Triple integral limits in spherical coordinates In the tripple integral to calculate the volume of a sphere 
why does setting the limits as follows not work?
$$ \int_{0}^{2\pi} \int_{0}^{\pi}
\int_{0}^{R} p^2 \sin{\phi}
\, dp\,d\theta\,d\phi $$
 A: Jacobian is p^2sin(ϕ). If you integrate from 0 to 2pi in ϕ you are going through a point in which the Jacobian is zero.
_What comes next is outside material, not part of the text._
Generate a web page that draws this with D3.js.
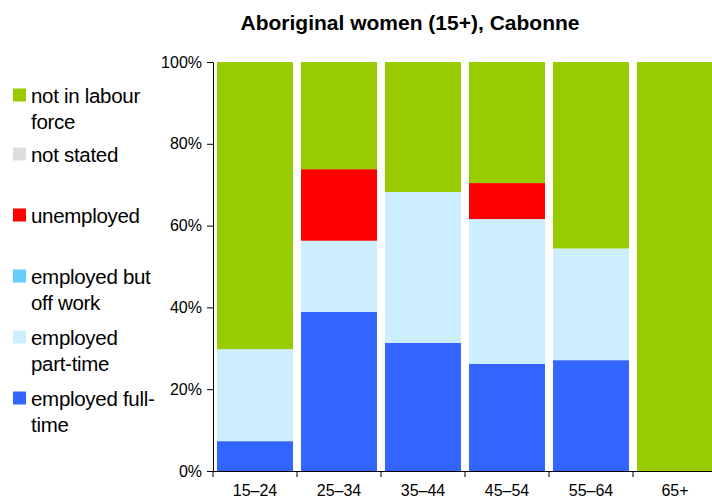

A: Taking into account my comment:
$$\int_0^{2\pi}\int_0^\pi\int_0^R \rho^2\sin\phi\, d\rho\,d\phi\,d\theta=2\pi\int_0^\pi\left.\frac13\rho^3\right|_0^R\sin\phi\,d\phi=$$
$$\frac{2\pi R^3}3\int_0^\pi\sin\phi\,d\phi=\frac{2\pi R^3}3(-\cos\phi|_0^\pi)=\frac{4\pi R^3}3$$
It looks like working fine to me...Perhaps, as Michael points out in the comments, your problem is because you had the wrong limits for the variables? It is $\;0\le \theta\le2\pi\;,\;\;0\le\phi\le\pi\;,\;\;0\le\rho\le R\;$
A: Let $R>0$ be the radius of the sphere $S=\{(x,y,z)\in\mathbb{R}^{3}\vert x^{2}+y^{2}+z^{2}=R^{2}\}$. You want to compute the volume of $B=\{(x,y,z)\in\mathbb{R}^{3}\vert x^{2}+y^{2}+z^{2}\le R^{2}\}$.
You can do it using cartesian coordinates, which requires more work and calculation. But you can also try to convert these coordinates into the so-called spherical coordinates. As you should know, if you switch to spherical coordinates, you get the factor $\rho^{2}\sin(\phi)$ called the "Jacobian".
The volume of a certain region of the space is obtained by taking the integral of $1$ over this region. This fact can be intuitively understood when looking for the area of a region in $\mathbb{R}^{2}$: a very simple example is the area of the rectangle $\mathcal{R}:=[x_{a},x_{b}]\times[y_{c},y_{d}]$ where $x_{a}<x_{b}$ and $y_{c}<y_{d}$. We know from basic geometry that its area is $(x_{b}-x_{a})(y_{d}-y_{c})$. But with integrals, it is obtained as follows:
\begin{align*}
\text{Area}(\mathcal{R})&=\int_{\mathcal{R}}1\text{d}\sigma\\
&=\int_{x_{a}}^{x_{b}}\int_{y_{c}}^{y_{d}}1\text{d}y\text{d}x\\
&=\int_{x_{a}}^{x_{b}}(y_{d}-y_{c})\text{d}x\\
&=(y_{d}-y_{c})\int_{x_{a}}^{x_{b}}1\text{d}x\\
&=(x_{b}-x_{a})(y_{d}-y_{c})
\end{align*}
This is true for any system of coordinates as long as we take the Jacobian (associated with the said system) into account. It is how we obtain:
$$\text{Vol}(B)=\color{magenta}{\int_{0}^{2\pi}}\color{limegreen}{\int_{0}^{\pi}}\color{blue}{\int_{0}^{R}}1\cdot\overbrace{\rho^{2}\sin(\phi)}^{\text{the Jacobian}}\color{blue}{\text{d}\rho}\color{limegreen}{\text{d}\phi}\color{magenta}{\text{d}\theta}$$
And the calculations are given in the other answers.